Recordando a Wallis

La romántica historia de un apuesto monarca que renunció al trono de Inglaterra por el amor de una plebeya

Cristina Morató
Cristina Morató

Hace 30 años, Wallis Simpson fallecía sola en su mansión de París rodeada de sus perros falderos. En estos días que Gran Bretaña celebra por todo lo alto el 90 cumpleaños de la reina Isabel ll, el aniversario de la muerte de la duquesa de Windsor ha pasado desapercibido. El pueblo británico siempre detestó a esta extranjera que les arrebató un príncipe guapo y encantador al que todos adoraban.

Los duques de Windsor deseaban que algún día la familia real los perdonara

Pero, contra todo pronóstico, su matrimonio duró 33 años, hasta la muerte de él. Cuando el mundo conoció la romántica historia de un apuesto monarca que renunció al trono de Inglaterra por el amor de una plebeya y divorciada norteamericana, parecía un cuento de hadas. Durante décadas, los duques de Windsor ocuparon portadas de revistas y el público siguió su interminable y fastuoso exilio deseando que algún día la familia real los perdonara.

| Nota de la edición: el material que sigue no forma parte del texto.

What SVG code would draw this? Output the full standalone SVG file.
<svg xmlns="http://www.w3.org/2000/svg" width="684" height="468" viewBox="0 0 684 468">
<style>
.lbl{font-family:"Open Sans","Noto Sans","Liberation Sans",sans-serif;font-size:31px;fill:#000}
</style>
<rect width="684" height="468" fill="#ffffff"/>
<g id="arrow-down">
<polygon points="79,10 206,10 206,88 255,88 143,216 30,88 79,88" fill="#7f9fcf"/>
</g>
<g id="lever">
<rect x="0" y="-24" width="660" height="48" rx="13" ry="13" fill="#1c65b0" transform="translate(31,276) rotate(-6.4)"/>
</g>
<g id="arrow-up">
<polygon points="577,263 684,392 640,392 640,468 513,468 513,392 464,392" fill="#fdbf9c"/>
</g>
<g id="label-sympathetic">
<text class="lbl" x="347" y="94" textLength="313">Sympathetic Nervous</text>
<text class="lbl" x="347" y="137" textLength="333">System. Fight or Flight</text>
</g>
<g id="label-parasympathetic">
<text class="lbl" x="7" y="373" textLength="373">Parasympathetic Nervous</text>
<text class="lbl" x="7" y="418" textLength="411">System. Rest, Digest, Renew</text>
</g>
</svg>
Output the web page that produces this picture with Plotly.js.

Malvada, pérfida, advenediza, espía, promiscua... son algunos de los adjetivos con los que la prensa se refería a esta mujer con dos divorcios a sus espaldas que nunca quiso ser reina. Cuentan que el día en que desde su refugio en Cannes escuchó el discurso de abdicación del rey, lloró de rabia y exclamó: "¿Cómo has podido hacerme esto?".

Wallis, que pasó penurias en su niñez pertenecía a la rama pobre de una rica familia de Baltimore y fue víctima de los malos tratos de su primer marido, un aviador alcohólico, era feliz como amante de un príncipe que la adoraba y la cubría de joyas.

Sus restos descansan juntos en el panteón de la familia real. Un reconocimiento que se le negó en vida.

No pedía más: asistir a elegantes fiestas, viajar a lo grande, vestir alta costura y decorar sin límite de dinero sus palacios. Pero desde que el príncipe de Gales la conoció, se convirtió en una enfermiza obsesión. Nadie como ella se atrevía a decirle lo que pensaba, a recriminarle en público como si fuera un chiquillo y a darle órdenes. Eduardo quedó cautivado por esta mujer altiva, chillona y mandona que bordeaba la anorexia.

Al principio, los duques de Windsor caían bien porque parecían víctimas de una gran injusticia. Pero con el paso del tiempo su imagen se fue empañando y las revistas mostraban lo que eran: una pareja excéntrica, banal y caprichosa.

En aquellos años en los que la gente moría de hambre, ellos vivían en mansiones, rodeados de una corte de sirvientes. Wallis hacia que le plancharan el dinero porque le gustaban los billetes crujientes y sus perros comían el menú de un chef francés. Además estaban sus simpatías nazis y sus intrigas para recuperar el trono con la ayuda de Mussolini.

Tras la guerra comenzó su patético declive. Se convirtieron en asiduos de la jet set, se codeaban con actores de Hollywood y frecuentaban la Costa Azul. Wallis sobrevivió a su esposo 14 años prácticamente recluida en su residencia de Bois de Boulogne. Deprimida y abandonada, fue perdiendo facultades. Cuando falleció tenía 90 años y parecía un espectro.

Gracias a la obstinación del príncipe Eduardo, sus restos descansan juntos en el panteón de la familia real en Frogmore. Todo un reconocimiento que se le negó en vida.